>> begin

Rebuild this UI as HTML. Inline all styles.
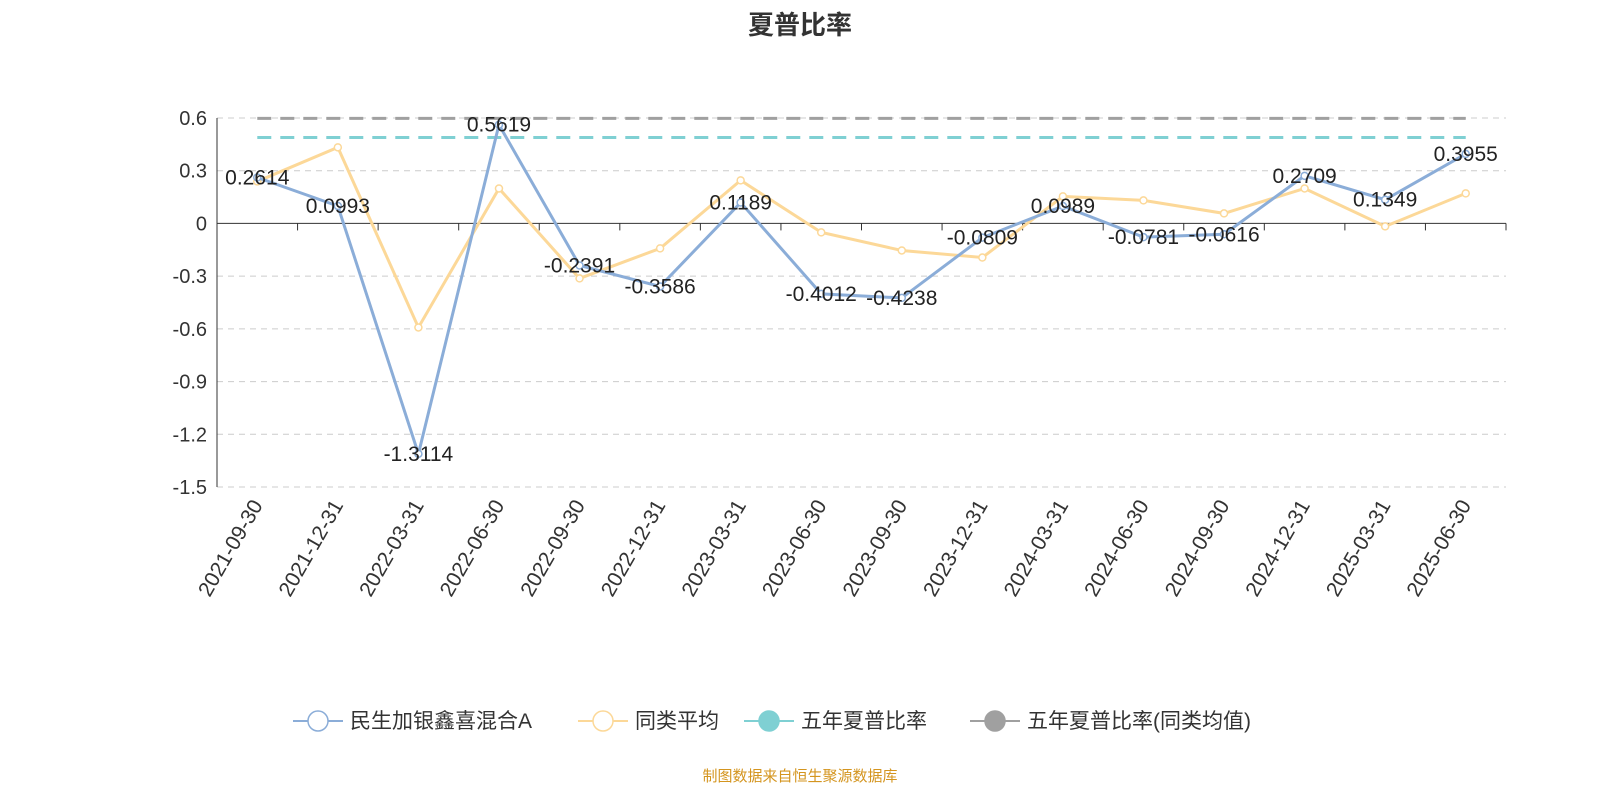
<!DOCTYPE html>
<html><head><meta charset="utf-8"><style>
body{margin:0;background:#fff;font-family:"Liberation Sans","Noto Sans CJK SC",sans-serif}
</style></head><body>
<svg id="c" width="1600" height="800" xmlns="http://www.w3.org/2000/svg" font-family="Liberation Sans, Noto Sans CJK SC, sans-serif">
<text x="800" y="34" text-anchor="middle" font-size="26" font-weight="bold" fill="#333">夏普比率</text>
<g id="grid"></g><g id="axes"></g><g id="series"></g>
<g id="legend"></g>
<text x="800" y="781" text-anchor="middle" font-size="15" fill="#d4951f">制图数据来自恒生聚源数据库</text>
</svg>
<script>
const categories=["2021-09-30","2021-12-31","2022-03-31","2022-06-30","2022-09-30","2022-12-31","2023-03-31","2023-06-30","2023-09-30","2023-12-31","2024-03-31","2024-06-30","2024-09-30","2024-12-31","2025-03-31","2025-06-30"];
const fundValues=[0.2614,0.0993,-1.3114,0.5619,-0.2391,-0.3586,0.1189,-0.4012,-0.4238,-0.0809,0.0989,-0.0781,-0.0616,0.2709,0.1349,0.3955];
const peerValues=[0.239,0.433,-0.592,0.199,-0.313,-0.142,0.245,-0.051,-0.154,-0.194,0.154,0.131,0.057,0.199,-0.017,0.171];
const fiveYearFund=0.489;
const fiveYearPeer=0.598;
const yTicks=[0.6,0.3,0,-0.3,-0.6,-0.9,-1.2,-1.5];
const NS="http://www.w3.org/2000/svg";
const X0=217,X1=1506,Y0=118,Y1=487,ymin=-1.5,ymax=0.6;
const bw=(X1-X0)/categories.length;
const xS=i=>X0+bw*(i+0.5);
const yS=v=>Y1-(v-ymin)/(ymax-ymin)*(Y1-Y0);
function mk(tag,attrs,parent,text){const e=document.createElementNS(NS,tag);for(const k in attrs)e.setAttribute(k,attrs[k]);if(text!==undefined)e.textContent=text;document.getElementById(parent).appendChild(e);return e;}
yTicks.forEach(t=>{
  const y=yS(t);
  if(t!==0){const l=mk('line',{x1:X0,x2:X1,y1:y,y2:y,stroke:'#ccc','stroke-dasharray':'6,5'},'grid');
  
  }
  const tx=mk('text',{x:X0-10,y:y+7,'text-anchor':'end','font-size':20,fill:'#333'},'axes',String(t));
  
  
});
const ya=mk('line',{x1:X0,x2:X0,y1:Y0,y2:Y1,stroke:'#333'},'axes');


const xa=mk('line',{x1:X0,x2:X1,y1:yS(0),y2:yS(0),stroke:'#333'},'axes');


for(let i=0;i<=categories.length;i++){const x=X0+bw*i;const t=mk('line',{x1:x,x2:x,y1:yS(0),y2:yS(0)+7,stroke:'#333'},'axes');

}
categories.forEach((c,i)=>{const x=xS(i)+6,y=Y1+18;
  const t=mk('text',{x:x,y:y,'text-anchor':'end','font-size':21,fill:'#333',transform:`rotate(-60 ${x} ${y})`},'axes',c);
  
  });
function hline(v,color,name){const l=mk('line',{x1:xS(0),x2:xS(categories.length-1),y1:yS(v),y2:yS(v),stroke:color,'stroke-width':3,'stroke-dasharray':'14,9'},'series');

}
hline(fiveYearPeer,'#a0a0a0','five-year-peer-line');
hline(fiveYearFund,'#7fd0d3','five-year-fund-line');
function series(vals,color,name){
  const p=mk('polyline',{points:vals.map((v,i)=>xS(i)+','+yS(v)).join(' '),fill:'none',stroke:color,'stroke-width':3},'series');
  
  
  vals.forEach((v,i)=>{const c=mk('circle',{cx:xS(i),cy:yS(v),r:3.5,fill:'#fff',stroke:color,'stroke-width':1.5},'series');
  
  });
}
series(peerValues,'#fcd898','peer-average');
series(fundValues,'#8badd8','fund');
fundValues.forEach((v,i)=>{const t=mk('text',{x:xS(i),y:yS(v)+7,'text-anchor':'middle','font-size':21,fill:'#222'},'series',String(v));

});
const leg=[["民生加银鑫喜混合A",'#8badd8',false,293],["同类平均",'#fcd898',false,578],["五年夏普比率",'#7fd0d3',true,744],["五年夏普比率(同类均值)",'#a0a0a0',true,970]];
leg.forEach(([n,c,f,x])=>{
  const l=mk('line',{x1:x,x2:x+50,y1:721,y2:721,stroke:c,'stroke-width':2},'legend');
  
  
  const ci=mk('circle',{cx:x+25,cy:721,r:10,fill:f?c:'#fff',stroke:c,'stroke-width':1.5},'legend');
  
  
  const t=mk('text',{x:x+57,y:728,'font-size':21,fill:'#333'},'legend',n);
  
  
});
</script>
</body></html>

>> end

Instruction: Exclude the images, then output the data above word for word.

Answer for this exercise:
Rebuild this UI as HTML. Inline all styles.
<!DOCTYPE html>
<html><head><meta charset="utf-8"><style>
body{margin:0;background:#fff;font-family:"Liberation Sans","Noto Sans CJK SC",sans-serif}
</style></head><body>
<svg id="c" width="1600" height="800" xmlns="http://www.w3.org/2000/svg" font-family="Liberation Sans, Noto Sans CJK SC, sans-serif">
<text x="800" y="34" text-anchor="middle" font-size="26" font-weight="bold" fill="#333">夏普比率</text>
<g id="grid"></g><g id="axes"></g><g id="series"></g>
<g id="legend"></g>
<text x="800" y="781" text-anchor="middle" font-size="15" fill="#d4951f">制图数据来自恒生聚源数据库</text>
</svg>
<script>
const categories=["2021-09-30","2021-12-31","2022-03-31","2022-06-30","2022-09-30","2022-12-31","2023-03-31","2023-06-30","2023-09-30","2023-12-31","2024-03-31","2024-06-30","2024-09-30","2024-12-31","2025-03-31","2025-06-30"];
const fundValues=[0.2614,0.0993,-1.3114,0.5619,-0.2391,-0.3586,0.1189,-0.4012,-0.4238,-0.0809,0.0989,-0.0781,-0.0616,0.2709,0.1349,0.3955];
const peerValues=[0.239,0.433,-0.592,0.199,-0.313,-0.142,0.245,-0.051,-0.154,-0.194,0.154,0.131,0.057,0.199,-0.017,0.171];
const fiveYearFund=0.489;
const fiveYearPeer=0.598;
const yTicks=[0.6,0.3,0,-0.3,-0.6,-0.9,-1.2,-1.5];
const NS="http://www.w3.org/2000/svg";
const X0=217,X1=1506,Y0=118,Y1=487,ymin=-1.5,ymax=0.6;
const bw=(X1-X0)/categories.length;
const xS=i=>X0+bw*(i+0.5);
const yS=v=>Y1-(v-ymin)/(ymax-ymin)*(Y1-Y0);
function mk(tag,attrs,parent,text){const e=document.createElementNS(NS,tag);for(const k in attrs)e.setAttribute(k,attrs[k]);if(text!==undefined)e.textContent=text;document.getElementById(parent).appendChild(e);return e;}
yTicks.forEach(t=>{
  const y=yS(t);
  if(t!==0){const l=mk('line',{x1:X0,x2:X1,y1:y,y2:y,stroke:'#ccc','stroke-dasharray':'6,5'},'grid');
  
  }
  const tx=mk('text',{x:X0-10,y:y+7,'text-anchor':'end','font-size':20,fill:'#333'},'axes',String(t));
  
  
});
const ya=mk('line',{x1:X0,x2:X0,y1:Y0,y2:Y1,stroke:'#333'},'axes');


const xa=mk('line',{x1:X0,x2:X1,y1:yS(0),y2:yS(0),stroke:'#333'},'axes');


for(let i=0;i<=categories.length;i++){const x=X0+bw*i;const t=mk('line',{x1:x,x2:x,y1:yS(0),y2:yS(0)+7,stroke:'#333'},'axes');

}
categories.forEach((c,i)=>{const x=xS(i)+6,y=Y1+18;
  const t=mk('text',{x:x,y:y,'text-anchor':'end','font-size':21,fill:'#333',transform:`rotate(-60 ${x} ${y})`},'axes',c);
  
  });
function hline(v,color,name){const l=mk('line',{x1:xS(0),x2:xS(categories.length-1),y1:yS(v),y2:yS(v),stroke:color,'stroke-width':3,'stroke-dasharray':'14,9'},'series');

}
hline(fiveYearPeer,'#a0a0a0','five-year-peer-line');
hline(fiveYearFund,'#7fd0d3','five-year-fund-line');
function series(vals,color,name){
  const p=mk('polyline',{points:vals.map((v,i)=>xS(i)+','+yS(v)).join(' '),fill:'none',stroke:color,'stroke-width':3},'series');
  
  
  vals.forEach((v,i)=>{const c=mk('circle',{cx:xS(i),cy:yS(v),r:3.5,fill:'#fff',stroke:color,'stroke-width':1.5},'series');
  
  });
}
series(peerValues,'#fcd898','peer-average');
series(fundValues,'#8badd8','fund');
fundValues.forEach((v,i)=>{const t=mk('text',{x:xS(i),y:yS(v)+7,'text-anchor':'middle','font-size':21,fill:'#222'},'series',String(v));

});
const leg=[["民生加银鑫喜混合A",'#8badd8',false,293],["同类平均",'#fcd898',false,578],["五年夏普比率",'#7fd0d3',true,744],["五年夏普比率(同类均值)",'#a0a0a0',true,970]];
leg.forEach(([n,c,f,x])=>{
  const l=mk('line',{x1:x,x2:x+50,y1:721,y2:721,stroke:c,'stroke-width':2},'legend');
  
  
  const ci=mk('circle',{cx:x+25,cy:721,r:10,fill:f?c:'#fff',stroke:c,'stroke-width':1.5},'legend');
  
  
  const t=mk('text',{x:x+57,y:728,'font-size':21,fill:'#333'},'legend',n);
  
  
});
</script>
</body></html>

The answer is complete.